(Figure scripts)
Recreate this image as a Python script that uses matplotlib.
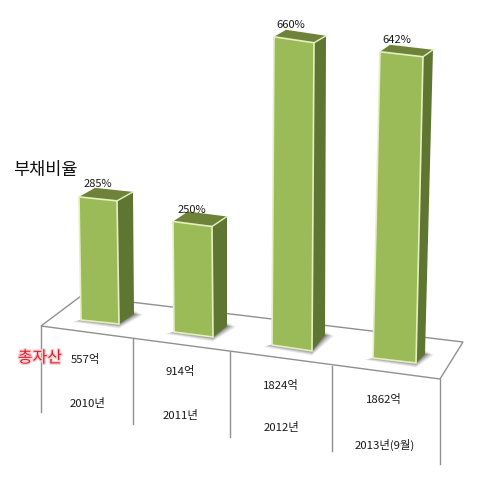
import matplotlib
matplotlib.use('Agg')
from matplotlib import pyplot as plt
from matplotlib.patches import Polygon
import matplotlib.patheffects as pe

plt.rcParams['font.family'] = ['Noto Sans CJK KR', 'DejaVu Sans']

# values
debt_ratio = [285, 250, 660, 642]
total_assets = [557, 914, 1824, 1862]
years = ['2010년', '2011년', '2012년', '2013년(9월)']

# perspective layout, all in image pixels
px_per_pct = [0.432, 0.442, 0.467, 0.477]
base_left = [(81, 320), (174, 332), (272, 345), (373, 358)]
base_right = [(119, 324), (213, 337), (312, 351), (416, 363)]
depth = [(15, -10), (14, -11), (13, -16), (9, -9)]
lean = [-2, -1, 2, 7]
top_depth = [(16, -9), (15, -10), (12, -7), (10, -7)]
ratio_label_pos = [(98, 184), (192, 210), (291, 25), (397, 40)]
asset_label_pos = [(85, 359), (180, 372), (281, 386), (384, 399)]
year_label_pos = [(88, 403), (181, 415), (281, 428), (385, 445)]

floor_corners = [(41, 326), (81, 296), (463, 342), (440, 379)]
divider_tops = [(41, 326), (133, 339), (230, 352), (332, 366), (440, 379)]
divider_bottoms = [412, 424, 437, 451, 464]

FRONT = '#9bbb59'
SIDE = '#5f7632'
TOP = '#6e8339'
EDGE = '#e6efc0'
LINE = '#909090'
TEXT = '#1a1a1a'

fig = plt.figure(figsize=(5, 4.78), dpi=100)
ax = fig.add_axes([0, 0, 1, 1])
ax.set_xlim(0, 500)
ax.set_ylim(478, 0)
ax.axis('off')

# floor
ax.add_patch(Polygon(floor_corners, closed=True, fc='white', ec=LINE, lw=1.0, zorder=1))
for (x, y0), y1 in zip(divider_tops, divider_bottoms):
    ax.plot([x, x], [y0, y1], color=LINE, lw=1.0, zorder=1)

# bars
for i, v in enumerate(debt_ratio):
    (lx, ly), (rx, ry) = base_left[i], base_right[i]
    dx, dy = depth[i]
    tdx, tdy = top_depth[i]
    h = v * px_per_pct[i]
    tl = (lx + lean[i], ly - h)
    tr = (rx + lean[i], ry - h)
    back_base = (rx + dx, ry + dy)
    back_top = (tr[0] + tdx, tr[1] + tdy)
    back_left = (tl[0] + tdx, tl[1] + tdy)

    # soft floor shadow, stacked see-through layers
    for grow, a in [(9, 0.07), (7, 0.09), (5, 0.12), (3, 0.16), (1, 0.2)]:
        ax.add_patch(Polygon([(lx - grow, ly + grow * 0.2), (rx, ry + grow * 0.5),
                              (back_base[0] + grow, back_base[1] + grow * 0.1),
                              (back_base[0] - 4, back_base[1] - grow * 0.6)],
                             closed=True, fc='black', ec='none', alpha=a, zorder=2))

    ax.add_patch(Polygon([tr, back_top, back_base, (rx, ry)], closed=True,
                         fc=SIDE, ec='none', zorder=3))
    ax.add_patch(Polygon([tl, back_left, back_top, tr], closed=True,
                         fc=TOP, ec='none', zorder=3))
    ax.add_patch(Polygon([tl, tr, (rx, ry), (lx, ly)], closed=True,
                         fc=FRONT, ec=EDGE, lw=1.2, zorder=4))
    ax.plot([tr[0], back_top[0]], [tr[1], back_top[1]], color=EDGE, lw=1.0, zorder=5)

    ax.text(*ratio_label_pos[i], f'{v}%', ha='center', va='center',
            fontsize=8, color=TEXT, zorder=6)
    ax.text(*asset_label_pos[i], f'{total_assets[i]}억', ha='center', va='center',
            fontsize=8.2, color=TEXT, zorder=6)
    ax.text(*year_label_pos[i], years[i], ha='center', va='center',
            fontsize=8.2, color=TEXT, zorder=6)

ax.text(13, 170, '부채비율', ha='left', va='center', fontsize=12.6, color='#111111')
ax.text(40, 358, '총자산', ha='center', va='center', fontsize=11.5, color='#d8202a', zorder=6,
        path_effects=[pe.withStroke(linewidth=2, foreground='#f8d0d4')])

fig.savefig('out.png', dpi=100)
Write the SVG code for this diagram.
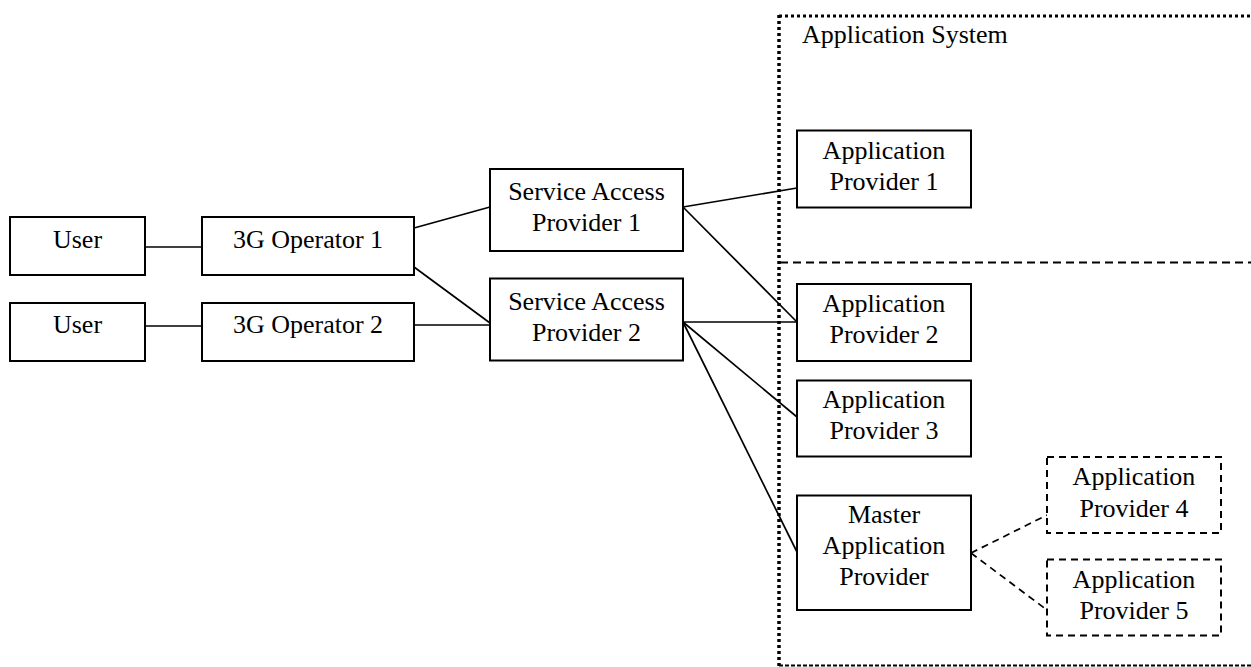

▶ **AIM OF THE TASK**
Each entry above should be reproduced exactly, with the pictures removed.

▶ **WORKED SOLUTION**
Recreate this image as a Python script that uses matplotlib.
import matplotlib
matplotlib.use('Agg')
from matplotlib import pyplot as plt
from matplotlib.patches import Polygon
import matplotlib.patheffects as pe

plt.rcParams['font.family'] = ['Noto Sans CJK KR', 'DejaVu Sans']

# values
debt_ratio = [285, 250, 660, 642]
total_assets = [557, 914, 1824, 1862]
years = ['2010년', '2011년', '2012년', '2013년(9월)']

# perspective layout, all in image pixels
px_per_pct = [0.432, 0.442, 0.467, 0.477]
base_left = [(81, 320), (174, 332), (272, 345), (373, 358)]
base_right = [(119, 324), (213, 337), (312, 351), (416, 363)]
depth = [(15, -10), (14, -11), (13, -16), (9, -9)]
lean = [-2, -1, 2, 7]
top_depth = [(16, -9), (15, -10), (12, -7), (10, -7)]
ratio_label_pos = [(98, 184), (192, 210), (291, 25), (397, 40)]
asset_label_pos = [(85, 359), (180, 372), (281, 386), (384, 399)]
year_label_pos = [(88, 403), (181, 415), (281, 428), (385, 445)]

floor_corners = [(41, 326), (81, 296), (463, 342), (440, 379)]
divider_tops = [(41, 326), (133, 339), (230, 352), (332, 366), (440, 379)]
divider_bottoms = [412, 424, 437, 451, 464]

FRONT = '#9bbb59'
SIDE = '#5f7632'
TOP = '#6e8339'
EDGE = '#e6efc0'
LINE = '#909090'
TEXT = '#1a1a1a'

fig = plt.figure(figsize=(5, 4.78), dpi=100)
ax = fig.add_axes([0, 0, 1, 1])
ax.set_xlim(0, 500)
ax.set_ylim(478, 0)
ax.axis('off')

# floor
ax.add_patch(Polygon(floor_corners, closed=True, fc='white', ec=LINE, lw=1.0, zorder=1))
for (x, y0), y1 in zip(divider_tops, divider_bottoms):
    ax.plot([x, x], [y0, y1], color=LINE, lw=1.0, zorder=1)

# bars
for i, v in enumerate(debt_ratio):
    (lx, ly), (rx, ry) = base_left[i], base_right[i]
    dx, dy = depth[i]
    tdx, tdy = top_depth[i]
    h = v * px_per_pct[i]
    tl = (lx + lean[i], ly - h)
    tr = (rx + lean[i], ry - h)
    back_base = (rx + dx, ry + dy)
    back_top = (tr[0] + tdx, tr[1] + tdy)
    back_left = (tl[0] + tdx, tl[1] + tdy)

    # soft floor shadow, stacked see-through layers
    for grow, a in [(9, 0.07), (7, 0.09), (5, 0.12), (3, 0.16), (1, 0.2)]:
        ax.add_patch(Polygon([(lx - grow, ly + grow * 0.2), (rx, ry + grow * 0.5),
                              (back_base[0] + grow, back_base[1] + grow * 0.1),
                              (back_base[0] - 4, back_base[1] - grow * 0.6)],
                             closed=True, fc='black', ec='none', alpha=a, zorder=2))

    ax.add_patch(Polygon([tr, back_top, back_base, (rx, ry)], closed=True,
                         fc=SIDE, ec='none', zorder=3))
    ax.add_patch(Polygon([tl, back_left, back_top, tr], closed=True,
                         fc=TOP, ec='none', zorder=3))
    ax.add_patch(Polygon([tl, tr, (rx, ry), (lx, ly)], closed=True,
                         fc=FRONT, ec=EDGE, lw=1.2, zorder=4))
    ax.plot([tr[0], back_top[0]], [tr[1], back_top[1]], color=EDGE, lw=1.0, zorder=5)

    ax.text(*ratio_label_pos[i], f'{v}%', ha='center', va='center',
            fontsize=8, color=TEXT, zorder=6)
    ax.text(*asset_label_pos[i], f'{total_assets[i]}억', ha='center', va='center',
            fontsize=8.2, color=TEXT, zorder=6)
    ax.text(*year_label_pos[i], years[i], ha='center', va='center',
            fontsize=8.2, color=TEXT, zorder=6)

ax.text(13, 170, '부채비율', ha='left', va='center', fontsize=12.6, color='#111111')
ax.text(40, 358, '총자산', ha='center', va='center', fontsize=11.5, color='#d8202a', zorder=6,
        path_effects=[pe.withStroke(linewidth=2, foreground='#f8d0d4')])

fig.savefig('out.png', dpi=100)
Write the SVG code for this diagram.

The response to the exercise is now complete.